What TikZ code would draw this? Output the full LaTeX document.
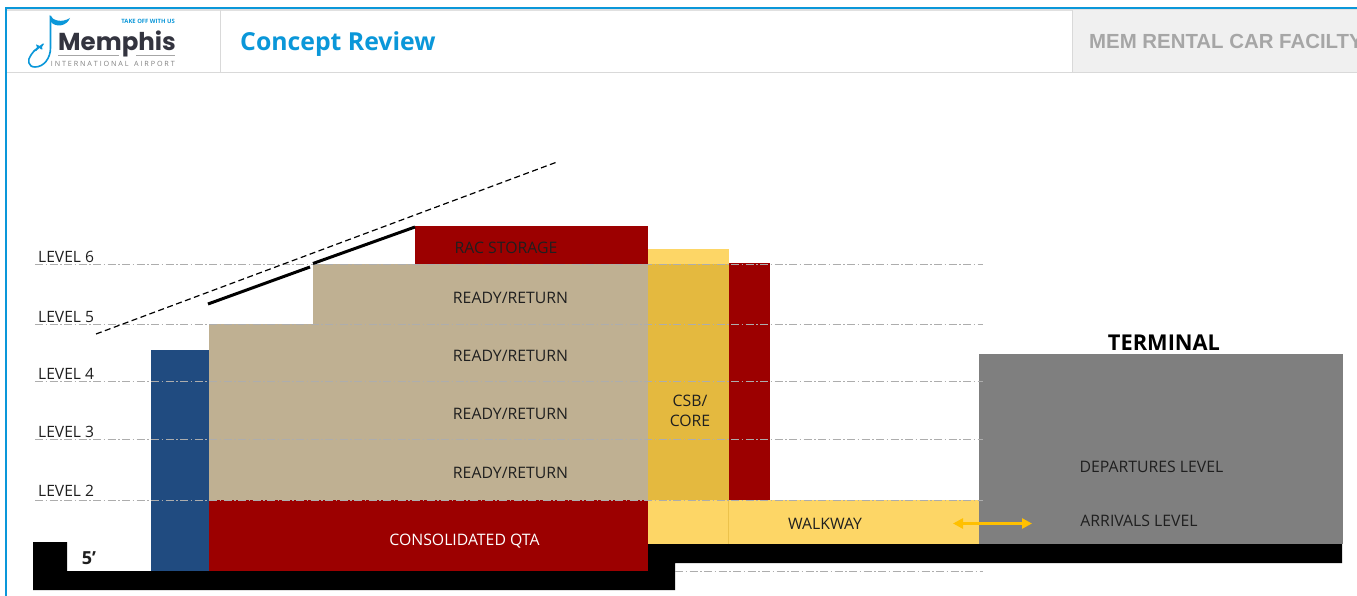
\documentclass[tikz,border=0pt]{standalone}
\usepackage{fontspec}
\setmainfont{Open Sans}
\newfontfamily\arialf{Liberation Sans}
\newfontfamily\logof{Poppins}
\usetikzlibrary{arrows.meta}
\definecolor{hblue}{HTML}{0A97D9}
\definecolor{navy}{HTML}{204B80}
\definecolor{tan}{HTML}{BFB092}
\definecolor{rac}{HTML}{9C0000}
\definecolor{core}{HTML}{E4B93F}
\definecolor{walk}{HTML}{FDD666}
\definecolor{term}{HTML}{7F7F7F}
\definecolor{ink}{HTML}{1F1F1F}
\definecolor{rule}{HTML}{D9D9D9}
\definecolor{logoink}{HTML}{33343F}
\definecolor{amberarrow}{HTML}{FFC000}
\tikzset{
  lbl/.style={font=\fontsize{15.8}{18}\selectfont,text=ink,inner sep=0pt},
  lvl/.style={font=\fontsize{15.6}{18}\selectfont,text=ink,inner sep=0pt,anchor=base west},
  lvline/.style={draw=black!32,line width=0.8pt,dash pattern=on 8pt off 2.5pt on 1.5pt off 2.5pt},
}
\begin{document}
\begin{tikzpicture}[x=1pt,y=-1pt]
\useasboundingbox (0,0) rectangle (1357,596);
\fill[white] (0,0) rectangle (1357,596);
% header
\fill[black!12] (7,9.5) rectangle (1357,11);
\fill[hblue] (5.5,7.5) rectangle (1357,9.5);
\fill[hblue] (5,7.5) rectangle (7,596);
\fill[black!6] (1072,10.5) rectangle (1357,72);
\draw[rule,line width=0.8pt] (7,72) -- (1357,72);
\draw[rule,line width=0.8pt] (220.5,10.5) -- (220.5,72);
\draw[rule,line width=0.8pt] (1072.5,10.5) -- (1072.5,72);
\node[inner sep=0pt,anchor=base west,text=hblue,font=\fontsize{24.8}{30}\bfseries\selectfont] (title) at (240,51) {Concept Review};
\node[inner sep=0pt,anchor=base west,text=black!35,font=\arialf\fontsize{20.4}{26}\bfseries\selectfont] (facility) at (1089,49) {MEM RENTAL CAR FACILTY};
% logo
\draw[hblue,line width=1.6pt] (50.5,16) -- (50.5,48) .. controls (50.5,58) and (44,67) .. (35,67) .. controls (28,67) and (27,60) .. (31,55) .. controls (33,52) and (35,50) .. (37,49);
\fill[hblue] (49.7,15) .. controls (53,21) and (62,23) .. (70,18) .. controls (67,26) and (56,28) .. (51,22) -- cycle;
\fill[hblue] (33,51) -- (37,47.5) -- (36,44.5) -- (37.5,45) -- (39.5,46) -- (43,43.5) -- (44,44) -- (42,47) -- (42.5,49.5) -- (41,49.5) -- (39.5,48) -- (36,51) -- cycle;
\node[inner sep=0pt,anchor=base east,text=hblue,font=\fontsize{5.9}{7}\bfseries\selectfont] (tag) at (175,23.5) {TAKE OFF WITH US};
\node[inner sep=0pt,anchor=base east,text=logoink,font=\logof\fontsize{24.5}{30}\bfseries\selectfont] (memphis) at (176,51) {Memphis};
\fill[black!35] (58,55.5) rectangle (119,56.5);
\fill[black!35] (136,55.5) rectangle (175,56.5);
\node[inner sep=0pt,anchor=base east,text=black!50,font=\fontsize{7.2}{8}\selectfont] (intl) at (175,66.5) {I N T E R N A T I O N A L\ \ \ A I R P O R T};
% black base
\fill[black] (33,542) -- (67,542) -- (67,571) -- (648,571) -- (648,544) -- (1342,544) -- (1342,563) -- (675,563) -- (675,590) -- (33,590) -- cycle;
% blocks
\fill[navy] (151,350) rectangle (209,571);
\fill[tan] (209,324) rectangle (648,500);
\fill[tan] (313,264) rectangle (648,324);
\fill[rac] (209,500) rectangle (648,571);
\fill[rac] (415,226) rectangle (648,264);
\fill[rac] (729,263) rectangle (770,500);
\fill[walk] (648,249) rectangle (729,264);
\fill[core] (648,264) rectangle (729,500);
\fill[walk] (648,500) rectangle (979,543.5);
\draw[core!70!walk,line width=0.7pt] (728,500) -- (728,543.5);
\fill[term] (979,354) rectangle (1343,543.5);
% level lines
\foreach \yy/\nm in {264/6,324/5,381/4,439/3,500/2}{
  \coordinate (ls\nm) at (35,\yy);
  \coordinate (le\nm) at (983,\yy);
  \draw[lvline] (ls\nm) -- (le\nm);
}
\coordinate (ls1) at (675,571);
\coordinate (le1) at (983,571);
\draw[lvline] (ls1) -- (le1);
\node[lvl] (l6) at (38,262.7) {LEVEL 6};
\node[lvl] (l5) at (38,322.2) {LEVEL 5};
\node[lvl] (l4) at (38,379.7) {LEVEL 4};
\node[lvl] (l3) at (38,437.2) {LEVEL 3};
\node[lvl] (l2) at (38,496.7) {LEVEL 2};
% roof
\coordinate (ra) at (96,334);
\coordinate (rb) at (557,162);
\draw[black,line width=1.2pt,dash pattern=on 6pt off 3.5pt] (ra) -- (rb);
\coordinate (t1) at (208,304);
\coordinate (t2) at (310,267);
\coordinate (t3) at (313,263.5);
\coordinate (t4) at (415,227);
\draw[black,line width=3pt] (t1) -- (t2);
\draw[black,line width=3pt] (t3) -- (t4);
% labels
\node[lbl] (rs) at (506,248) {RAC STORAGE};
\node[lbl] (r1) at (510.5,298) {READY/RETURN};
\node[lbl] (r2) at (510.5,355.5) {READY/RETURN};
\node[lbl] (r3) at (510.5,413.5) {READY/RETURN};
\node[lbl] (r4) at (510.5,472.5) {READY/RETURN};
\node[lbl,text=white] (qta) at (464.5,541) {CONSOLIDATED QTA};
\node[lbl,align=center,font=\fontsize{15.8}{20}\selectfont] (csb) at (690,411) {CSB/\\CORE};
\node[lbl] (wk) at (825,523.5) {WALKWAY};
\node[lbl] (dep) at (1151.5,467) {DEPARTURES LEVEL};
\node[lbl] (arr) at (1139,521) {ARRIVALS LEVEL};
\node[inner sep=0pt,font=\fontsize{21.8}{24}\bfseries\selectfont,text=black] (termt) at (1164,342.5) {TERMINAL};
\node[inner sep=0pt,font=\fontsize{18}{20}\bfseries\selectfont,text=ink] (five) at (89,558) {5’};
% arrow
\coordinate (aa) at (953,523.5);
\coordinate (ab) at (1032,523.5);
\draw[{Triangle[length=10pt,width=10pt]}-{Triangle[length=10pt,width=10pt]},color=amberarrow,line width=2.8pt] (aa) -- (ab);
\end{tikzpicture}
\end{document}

○ ○ ○ ○

_Task objective_:
Omit the pictures and reproduce the listing exactly.

_Correct answer_:
What TikZ code would draw this? Output the full LaTeX document.
\documentclass[tikz,border=0pt]{standalone}
\usepackage{fontspec}
\setmainfont{Open Sans}
\newfontfamily\arialf{Liberation Sans}
\newfontfamily\logof{Poppins}
\usetikzlibrary{arrows.meta}
\definecolor{hblue}{HTML}{0A97D9}
\definecolor{navy}{HTML}{204B80}
\definecolor{tan}{HTML}{BFB092}
\definecolor{rac}{HTML}{9C0000}
\definecolor{core}{HTML}{E4B93F}
\definecolor{walk}{HTML}{FDD666}
\definecolor{term}{HTML}{7F7F7F}
\definecolor{ink}{HTML}{1F1F1F}
\definecolor{rule}{HTML}{D9D9D9}
\definecolor{logoink}{HTML}{33343F}
\definecolor{amberarrow}{HTML}{FFC000}
\tikzset{
  lbl/.style={font=\fontsize{15.8}{18}\selectfont,text=ink,inner sep=0pt},
  lvl/.style={font=\fontsize{15.6}{18}\selectfont,text=ink,inner sep=0pt,anchor=base west},
  lvline/.style={draw=black!32,line width=0.8pt,dash pattern=on 8pt off 2.5pt on 1.5pt off 2.5pt},
}
\begin{document}
\begin{tikzpicture}[x=1pt,y=-1pt]
\useasboundingbox (0,0) rectangle (1357,596);
\fill[white] (0,0) rectangle (1357,596);
% header
\fill[black!12] (7,9.5) rectangle (1357,11);
\fill[hblue] (5.5,7.5) rectangle (1357,9.5);
\fill[hblue] (5,7.5) rectangle (7,596);
\fill[black!6] (1072,10.5) rectangle (1357,72);
\draw[rule,line width=0.8pt] (7,72) -- (1357,72);
\draw[rule,line width=0.8pt] (220.5,10.5) -- (220.5,72);
\draw[rule,line width=0.8pt] (1072.5,10.5) -- (1072.5,72);
\node[inner sep=0pt,anchor=base west,text=hblue,font=\fontsize{24.8}{30}\bfseries\selectfont] (title) at (240,51) {Concept Review};
\node[inner sep=0pt,anchor=base west,text=black!35,font=\arialf\fontsize{20.4}{26}\bfseries\selectfont] (facility) at (1089,49) {MEM RENTAL CAR FACILTY};
% logo
\draw[hblue,line width=1.6pt] (50.5,16) -- (50.5,48) .. controls (50.5,58) and (44,67) .. (35,67) .. controls (28,67) and (27,60) .. (31,55) .. controls (33,52) and (35,50) .. (37,49);
\fill[hblue] (49.7,15) .. controls (53,21) and (62,23) .. (70,18) .. controls (67,26) and (56,28) .. (51,22) -- cycle;
\fill[hblue] (33,51) -- (37,47.5) -- (36,44.5) -- (37.5,45) -- (39.5,46) -- (43,43.5) -- (44,44) -- (42,47) -- (42.5,49.5) -- (41,49.5) -- (39.5,48) -- (36,51) -- cycle;
\node[inner sep=0pt,anchor=base east,text=hblue,font=\fontsize{5.9}{7}\bfseries\selectfont] (tag) at (175,23.5) {TAKE OFF WITH US};
\node[inner sep=0pt,anchor=base east,text=logoink,font=\logof\fontsize{24.5}{30}\bfseries\selectfont] (memphis) at (176,51) {Memphis};
\fill[black!35] (58,55.5) rectangle (119,56.5);
\fill[black!35] (136,55.5) rectangle (175,56.5);
\node[inner sep=0pt,anchor=base east,text=black!50,font=\fontsize{7.2}{8}\selectfont] (intl) at (175,66.5) {I N T E R N A T I O N A L\ \ \ A I R P O R T};
% black base
\fill[black] (33,542) -- (67,542) -- (67,571) -- (648,571) -- (648,544) -- (1342,544) -- (1342,563) -- (675,563) -- (675,590) -- (33,590) -- cycle;
% blocks
\fill[navy] (151,350) rectangle (209,571);
\fill[tan] (209,324) rectangle (648,500);
\fill[tan] (313,264) rectangle (648,324);
\fill[rac] (209,500) rectangle (648,571);
\fill[rac] (415,226) rectangle (648,264);
\fill[rac] (729,263) rectangle (770,500);
\fill[walk] (648,249) rectangle (729,264);
\fill[core] (648,264) rectangle (729,500);
\fill[walk] (648,500) rectangle (979,543.5);
\draw[core!70!walk,line width=0.7pt] (728,500) -- (728,543.5);
\fill[term] (979,354) rectangle (1343,543.5);
% level lines
\foreach \yy/\nm in {264/6,324/5,381/4,439/3,500/2}{
  \coordinate (ls\nm) at (35,\yy);
  \coordinate (le\nm) at (983,\yy);
  \draw[lvline] (ls\nm) -- (le\nm);
}
\coordinate (ls1) at (675,571);
\coordinate (le1) at (983,571);
\draw[lvline] (ls1) -- (le1);
\node[lvl] (l6) at (38,262.7) {LEVEL 6};
\node[lvl] (l5) at (38,322.2) {LEVEL 5};
\node[lvl] (l4) at (38,379.7) {LEVEL 4};
\node[lvl] (l3) at (38,437.2) {LEVEL 3};
\node[lvl] (l2) at (38,496.7) {LEVEL 2};
% roof
\coordinate (ra) at (96,334);
\coordinate (rb) at (557,162);
\draw[black,line width=1.2pt,dash pattern=on 6pt off 3.5pt] (ra) -- (rb);
\coordinate (t1) at (208,304);
\coordinate (t2) at (310,267);
\coordinate (t3) at (313,263.5);
\coordinate (t4) at (415,227);
\draw[black,line width=3pt] (t1) -- (t2);
\draw[black,line width=3pt] (t3) -- (t4);
% labels
\node[lbl] (rs) at (506,248) {RAC STORAGE};
\node[lbl] (r1) at (510.5,298) {READY/RETURN};
\node[lbl] (r2) at (510.5,355.5) {READY/RETURN};
\node[lbl] (r3) at (510.5,413.5) {READY/RETURN};
\node[lbl] (r4) at (510.5,472.5) {READY/RETURN};
\node[lbl,text=white] (qta) at (464.5,541) {CONSOLIDATED QTA};
\node[lbl,align=center,font=\fontsize{15.8}{20}\selectfont] (csb) at (690,411) {CSB/\\CORE};
\node[lbl] (wk) at (825,523.5) {WALKWAY};
\node[lbl] (dep) at (1151.5,467) {DEPARTURES LEVEL};
\node[lbl] (arr) at (1139,521) {ARRIVALS LEVEL};
\node[inner sep=0pt,font=\fontsize{21.8}{24}\bfseries\selectfont,text=black] (termt) at (1164,342.5) {TERMINAL};
\node[inner sep=0pt,font=\fontsize{18}{20}\bfseries\selectfont,text=ink] (five) at (89,558) {5’};
% arrow
\coordinate (aa) at (953,523.5);
\coordinate (ab) at (1032,523.5);
\draw[{Triangle[length=10pt,width=10pt]}-{Triangle[length=10pt,width=10pt]},color=amberarrow,line width=2.8pt] (aa) -- (ab);
\end{tikzpicture}
\end{document}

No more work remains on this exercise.